GOAL >> Write out the material exactly, without any of its pictures.

COLLECTED DATA >>
********************
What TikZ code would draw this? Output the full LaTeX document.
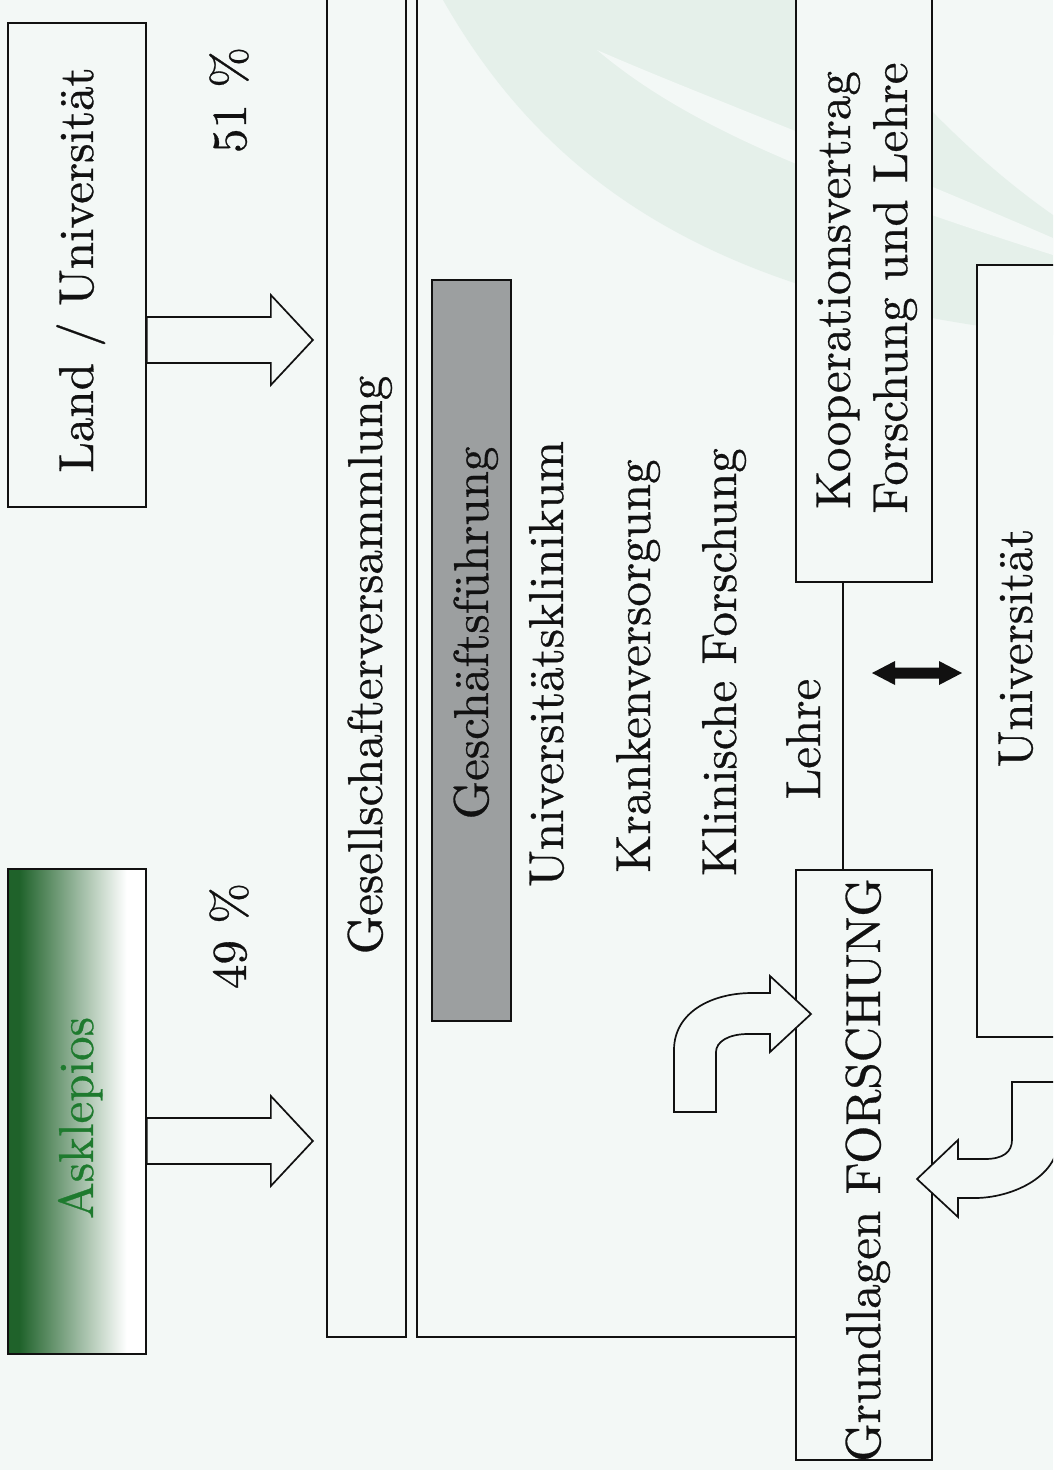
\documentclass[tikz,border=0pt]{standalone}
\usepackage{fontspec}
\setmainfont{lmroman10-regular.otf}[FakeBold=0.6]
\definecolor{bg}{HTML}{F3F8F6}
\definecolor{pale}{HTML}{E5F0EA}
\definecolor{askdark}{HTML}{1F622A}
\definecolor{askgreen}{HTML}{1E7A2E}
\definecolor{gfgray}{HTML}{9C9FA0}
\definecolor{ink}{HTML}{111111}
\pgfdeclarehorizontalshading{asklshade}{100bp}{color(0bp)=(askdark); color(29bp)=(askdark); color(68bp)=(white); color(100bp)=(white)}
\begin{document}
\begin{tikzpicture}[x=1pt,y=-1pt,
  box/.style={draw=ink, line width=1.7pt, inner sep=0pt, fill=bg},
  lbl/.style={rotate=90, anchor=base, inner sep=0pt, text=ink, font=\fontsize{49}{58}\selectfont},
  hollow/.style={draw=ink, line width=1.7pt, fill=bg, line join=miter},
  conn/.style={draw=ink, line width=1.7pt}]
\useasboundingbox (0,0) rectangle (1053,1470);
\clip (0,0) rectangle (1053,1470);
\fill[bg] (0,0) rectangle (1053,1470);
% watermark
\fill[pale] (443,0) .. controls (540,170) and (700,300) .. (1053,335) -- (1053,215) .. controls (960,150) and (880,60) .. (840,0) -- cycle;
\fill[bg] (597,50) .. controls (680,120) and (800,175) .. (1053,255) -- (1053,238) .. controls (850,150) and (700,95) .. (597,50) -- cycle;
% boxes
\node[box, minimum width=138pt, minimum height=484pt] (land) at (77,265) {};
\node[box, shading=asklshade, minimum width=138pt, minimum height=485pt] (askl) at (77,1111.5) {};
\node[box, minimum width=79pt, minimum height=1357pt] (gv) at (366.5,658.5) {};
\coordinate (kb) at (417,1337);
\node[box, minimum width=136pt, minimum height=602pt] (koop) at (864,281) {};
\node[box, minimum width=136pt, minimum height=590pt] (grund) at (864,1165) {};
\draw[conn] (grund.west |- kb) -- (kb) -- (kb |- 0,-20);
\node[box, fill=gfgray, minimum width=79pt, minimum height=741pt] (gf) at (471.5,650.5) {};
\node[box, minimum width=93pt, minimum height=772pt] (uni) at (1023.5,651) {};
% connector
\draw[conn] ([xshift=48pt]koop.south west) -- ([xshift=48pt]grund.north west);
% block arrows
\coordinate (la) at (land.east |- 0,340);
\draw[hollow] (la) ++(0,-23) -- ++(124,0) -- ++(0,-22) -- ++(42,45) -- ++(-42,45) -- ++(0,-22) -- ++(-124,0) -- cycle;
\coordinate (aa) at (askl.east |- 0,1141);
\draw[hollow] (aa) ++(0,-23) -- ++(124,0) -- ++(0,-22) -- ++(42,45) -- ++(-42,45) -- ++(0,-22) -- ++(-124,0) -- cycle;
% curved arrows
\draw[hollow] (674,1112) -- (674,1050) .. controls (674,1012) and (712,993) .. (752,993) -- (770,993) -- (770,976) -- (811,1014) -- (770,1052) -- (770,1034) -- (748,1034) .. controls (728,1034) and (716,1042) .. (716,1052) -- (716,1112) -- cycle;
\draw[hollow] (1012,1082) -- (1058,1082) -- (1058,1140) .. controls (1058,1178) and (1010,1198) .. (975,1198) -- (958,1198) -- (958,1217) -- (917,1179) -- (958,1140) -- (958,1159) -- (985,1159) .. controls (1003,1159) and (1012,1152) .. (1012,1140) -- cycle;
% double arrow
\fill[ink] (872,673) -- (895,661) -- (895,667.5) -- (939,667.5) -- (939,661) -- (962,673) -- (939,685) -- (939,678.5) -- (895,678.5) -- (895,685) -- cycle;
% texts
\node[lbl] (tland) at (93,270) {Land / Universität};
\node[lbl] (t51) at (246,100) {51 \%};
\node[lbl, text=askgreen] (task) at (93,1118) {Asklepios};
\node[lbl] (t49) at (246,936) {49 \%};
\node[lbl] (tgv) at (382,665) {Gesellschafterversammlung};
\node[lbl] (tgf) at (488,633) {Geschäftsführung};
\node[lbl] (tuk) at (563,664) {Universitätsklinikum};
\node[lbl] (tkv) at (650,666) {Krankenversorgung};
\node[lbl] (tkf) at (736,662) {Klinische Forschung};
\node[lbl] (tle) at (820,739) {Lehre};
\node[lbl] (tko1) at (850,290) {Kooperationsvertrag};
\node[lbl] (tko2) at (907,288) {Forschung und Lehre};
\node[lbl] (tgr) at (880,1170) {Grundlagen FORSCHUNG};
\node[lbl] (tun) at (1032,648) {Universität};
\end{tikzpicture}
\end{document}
********************
IN RESPONSE >>
What TikZ code would draw this? Output the full LaTeX document.
\documentclass[tikz,border=0pt]{standalone}
\usepackage{fontspec}
\setmainfont{lmroman10-regular.otf}[FakeBold=0.6]
\definecolor{bg}{HTML}{F3F8F6}
\definecolor{pale}{HTML}{E5F0EA}
\definecolor{askdark}{HTML}{1F622A}
\definecolor{askgreen}{HTML}{1E7A2E}
\definecolor{gfgray}{HTML}{9C9FA0}
\definecolor{ink}{HTML}{111111}
\pgfdeclarehorizontalshading{asklshade}{100bp}{color(0bp)=(askdark); color(29bp)=(askdark); color(68bp)=(white); color(100bp)=(white)}
\begin{document}
\begin{tikzpicture}[x=1pt,y=-1pt,
  box/.style={draw=ink, line width=1.7pt, inner sep=0pt, fill=bg},
  lbl/.style={rotate=90, anchor=base, inner sep=0pt, text=ink, font=\fontsize{49}{58}\selectfont},
  hollow/.style={draw=ink, line width=1.7pt, fill=bg, line join=miter},
  conn/.style={draw=ink, line width=1.7pt}]
\useasboundingbox (0,0) rectangle (1053,1470);
\clip (0,0) rectangle (1053,1470);
\fill[bg] (0,0) rectangle (1053,1470);
% watermark
\fill[pale] (443,0) .. controls (540,170) and (700,300) .. (1053,335) -- (1053,215) .. controls (960,150) and (880,60) .. (840,0) -- cycle;
\fill[bg] (597,50) .. controls (680,120) and (800,175) .. (1053,255) -- (1053,238) .. controls (850,150) and (700,95) .. (597,50) -- cycle;
% boxes
\node[box, minimum width=138pt, minimum height=484pt] (land) at (77,265) {};
\node[box, shading=asklshade, minimum width=138pt, minimum height=485pt] (askl) at (77,1111.5) {};
\node[box, minimum width=79pt, minimum height=1357pt] (gv) at (366.5,658.5) {};
\coordinate (kb) at (417,1337);
\node[box, minimum width=136pt, minimum height=602pt] (koop) at (864,281) {};
\node[box, minimum width=136pt, minimum height=590pt] (grund) at (864,1165) {};
\draw[conn] (grund.west |- kb) -- (kb) -- (kb |- 0,-20);
\node[box, fill=gfgray, minimum width=79pt, minimum height=741pt] (gf) at (471.5,650.5) {};
\node[box, minimum width=93pt, minimum height=772pt] (uni) at (1023.5,651) {};
% connector
\draw[conn] ([xshift=48pt]koop.south west) -- ([xshift=48pt]grund.north west);
% block arrows
\coordinate (la) at (land.east |- 0,340);
\draw[hollow] (la) ++(0,-23) -- ++(124,0) -- ++(0,-22) -- ++(42,45) -- ++(-42,45) -- ++(0,-22) -- ++(-124,0) -- cycle;
\coordinate (aa) at (askl.east |- 0,1141);
\draw[hollow] (aa) ++(0,-23) -- ++(124,0) -- ++(0,-22) -- ++(42,45) -- ++(-42,45) -- ++(0,-22) -- ++(-124,0) -- cycle;
% curved arrows
\draw[hollow] (674,1112) -- (674,1050) .. controls (674,1012) and (712,993) .. (752,993) -- (770,993) -- (770,976) -- (811,1014) -- (770,1052) -- (770,1034) -- (748,1034) .. controls (728,1034) and (716,1042) .. (716,1052) -- (716,1112) -- cycle;
\draw[hollow] (1012,1082) -- (1058,1082) -- (1058,1140) .. controls (1058,1178) and (1010,1198) .. (975,1198) -- (958,1198) -- (958,1217) -- (917,1179) -- (958,1140) -- (958,1159) -- (985,1159) .. controls (1003,1159) and (1012,1152) .. (1012,1140) -- cycle;
% double arrow
\fill[ink] (872,673) -- (895,661) -- (895,667.5) -- (939,667.5) -- (939,661) -- (962,673) -- (939,685) -- (939,678.5) -- (895,678.5) -- (895,685) -- cycle;
% texts
\node[lbl] (tland) at (93,270) {Land / Universität};
\node[lbl] (t51) at (246,100) {51 \%};
\node[lbl, text=askgreen] (task) at (93,1118) {Asklepios};
\node[lbl] (t49) at (246,936) {49 \%};
\node[lbl] (tgv) at (382,665) {Gesellschafterversammlung};
\node[lbl] (tgf) at (488,633) {Geschäftsführung};
\node[lbl] (tuk) at (563,664) {Universitätsklinikum};
\node[lbl] (tkv) at (650,666) {Krankenversorgung};
\node[lbl] (tkf) at (736,662) {Klinische Forschung};
\node[lbl] (tle) at (820,739) {Lehre};
\node[lbl] (tko1) at (850,290) {Kooperationsvertrag};
\node[lbl] (tko2) at (907,288) {Forschung und Lehre};
\node[lbl] (tgr) at (880,1170) {Grundlagen FORSCHUNG};
\node[lbl] (tun) at (1032,648) {Universität};
\end{tikzpicture}
\end{document}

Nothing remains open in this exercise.